I recently spoke to Tasmanian author Katherine Scholes. Katherine has achieved fame in Europe, France and Germany for her sprawling tales of life in Africa, but is lesser known here in her home of Tasmania.
On the day we speak Katherine tells me what she really loves about Tasmania is the fact she can look out at the rocks near her house from her vantage point in Taroona on the bank of the Derwent and view the then visiting tall ships and those vessels of the underwater, who were also present on this day, a whale!
Katherine loves that this wonderful natural environment is separate from, and yet so close, to the city.
Katherine’s parents are immigrants from England who moved as missionaries to Africa and later Tasmania. The latter move decided by her dad when he disembarked from a plane in Tasmania and smelt the incredible fresh air.
Being a child of a third culture as she is, Katherine believes lends itself to a creative life. A child has to learn to adapt to fit into the new worlds and become so observant of social settings in a bid to create a place for themselves in that new world.
Katherine’s new book pays homage to her African birthplace and to her parents, her father a missionary doctor and her mother a missionary artist.
Like Katherine’s own parents, her protagonist Kitty becomes involved in a mission, in this case a local catholic mission, working as a nurse and like Katherine’s own mother manages also to spend time on her art. Katherine says that people thought it a bit unusual that her mum as a missionary had time to paint, but her mum was a woman ahead of her time.

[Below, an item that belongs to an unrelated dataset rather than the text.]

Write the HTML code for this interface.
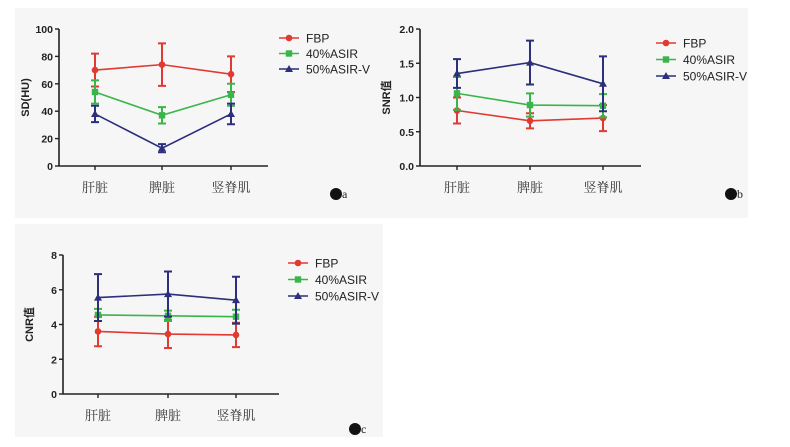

Through valuable conversations with her mother, Katherine developed her character of Kitty, who like her own mum studied at The Slade in London. It is fictional Kitty’s grandmother’s desire for her to study at The Slade . Katherine’s own mother took art lessons from a Russian Prince Yuri, who arrived in London as a refugee, accompanied by all his heirlooms, Like Kitty in the novel, Katherine’s mum also had lessons from Lucien Freud and Katherine’s character of Yuri is a blend of both the Russian prince and Lucien Freud though perhaps veering more to be a portrait of Freud. Katherine says that literature allows you to stretch and exaggerate things more than they are in reality.
Although Katherine denies having inherited her mothers artistic talent, even though she did study print making. Katherine does however believe she inherited her writing ability from her dad’s Welsh side of the family which included a link to the writer of the Welsh national anthem.
Katherine says such is the state of the literary world, that she needs to stick to her genre, and the brand she has created and so it is that every two years she produces another novel. It is an added advantage that she just happens to love her setting of Africa. Katherine however hasn’t always written about Africa. Early in her career as a schoolteacher on the east coast of Tasmania on Flinders Island she wrote a book ‘the boy and the whale’.
Another Swahili phrase is a lyrical way of saying how are you. It’s the beautiful “how is the stare of your heart?”.
If you want to know if Katherine’s protagonist Kitty can answer that question, and if she reaches a state of being with joy you need to read her book ‘The Perfect Wife’ which is out now by Penguin.